The fact that IBM, a company which was established 106 years ago, is devoting so many resources to Blockchain is evident of how far this technology has proceeded in a relatively short space of time. Market researchers have stated that the services and products related to Blockchain are set to reach $7.7 billion in 2022, which would be an increase from $242 million in 2016.

Some of the technology world’s old battleships are embracing new opportunities, such as Microsoft Corp and IBM which are transitioning to cloud services. Blockchain technology allows companies conducting business with one another to securely and openly record transactions.

These recorded transactions cannot easily be changed or reversed, and the Blockchain can store considerably more data in comparison with conventional database storage, resulting in more refined analysis and insights. Embedded contracts such as a car lease can be created whereby upon default by the lessee, the virtual-key could be reassigned to a bank.

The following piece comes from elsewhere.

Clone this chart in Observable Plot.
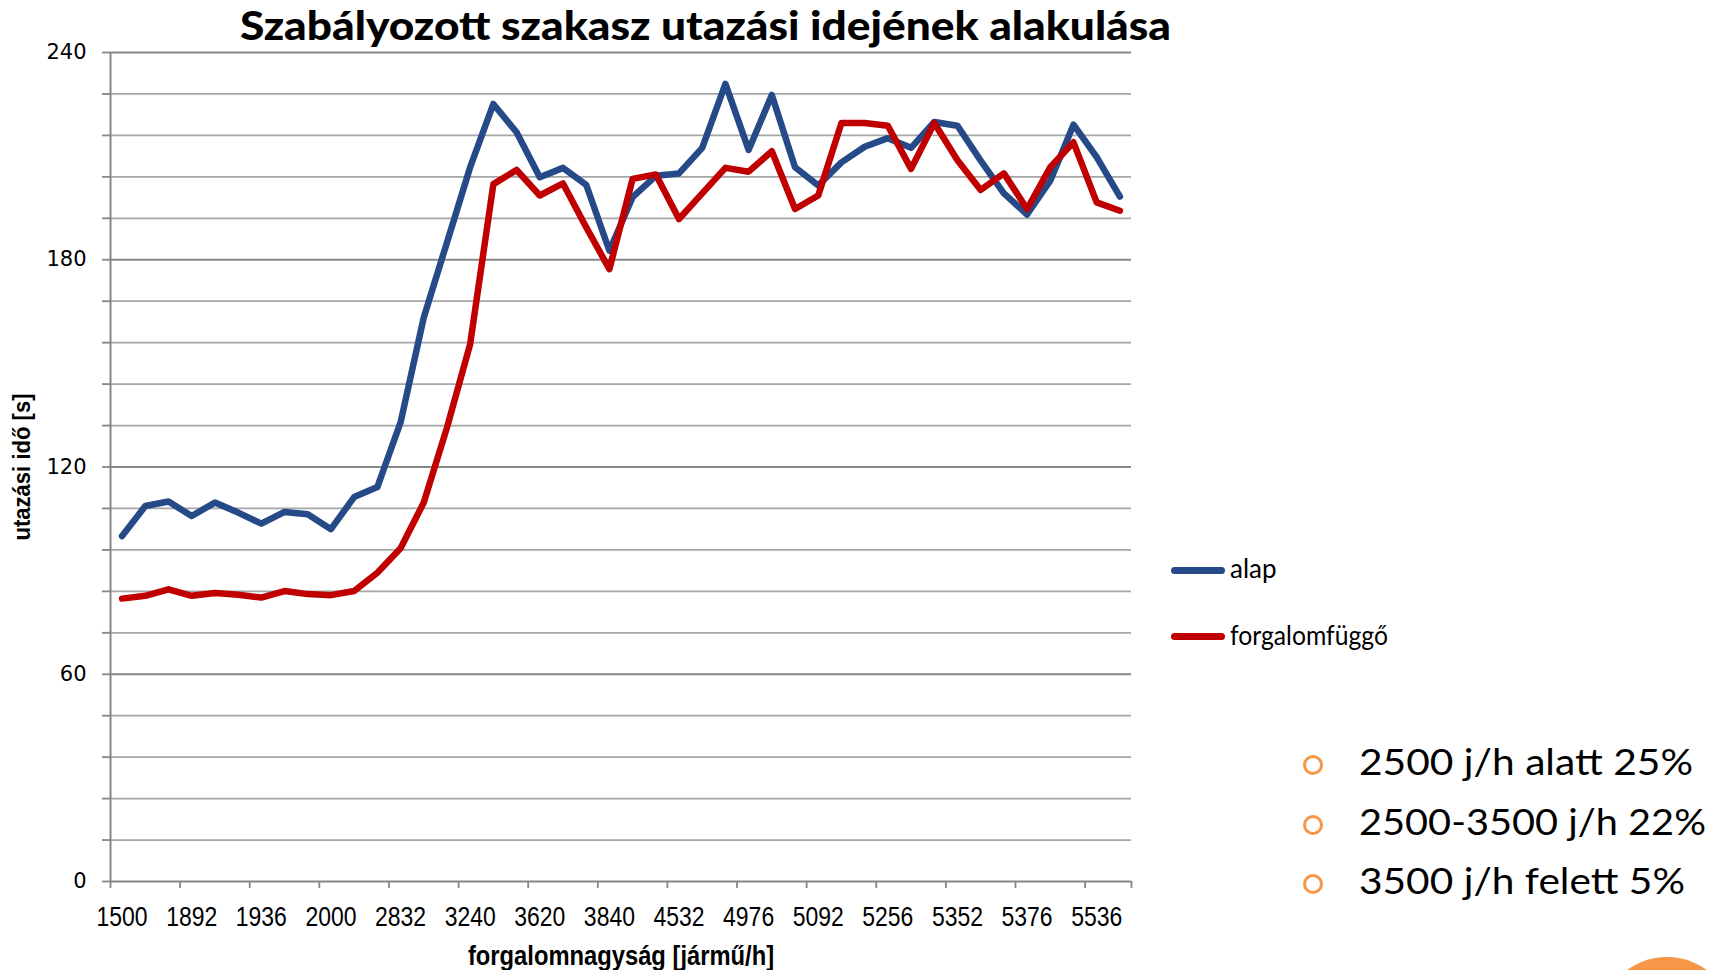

According to a survey conducted among 400 managers, executives and tech personnel by Juniper Research, approximately six out of ten large companies are considering the use of Blockchain technology. Companies like Visa and Wal-Mart Stores are using or testing the technology in order to speed up payments, streamline supply chains and store more in-depth records.

Amit Zavery, Oracle Cloud Platform’s senior vice President, is of the opinion that besides hiring 3rd parties as far as cloud use is concerned, companies will depend more on storing data in their own databases. He pointed out that in conventional database systems, only a single copy of such data exists for the reference of all the parties. However, due to the way in which blockchain technology is distributed, all associates hold a copy. This will result in the expanding of the requirements for data storage, particularly for businesses which have a high transaction rate.

Blockchain represents an amazing opportunity for companies to create safe and secure global infrastructure. The Oracle Blockchain Cloud-Service announced in October, 2017 will assist customers extending their existing applications with management systems for enterprise resources. In September 2017, their rival SAP SE stated that clients in a supply chain and manufacturing corporations were busy testing their cloud service.

Microsoft’s association with consortium R3 was expanded on November 20, 2017. This will pave the way for financial institutions to establish Blockchains in their Azure cloud.

The CEO of WinterGreen Research, Susan Eustis, stated that the distribution of Blockchain technology will result in increasing sales in servers, cloud services, and databases to an extent of 35%. She said that in a five-year period, over 55% of considerably sized corporations employing over 1,000 staff members will opt to utilize the cloud rather than their own data-centers compared to 17% currently.

The more general adoption of Blockchain technologies by mainstream businesses as well as trailblazers are attempting to carve out new niches where this technology could yield significant results, appears to be closer at hand every day.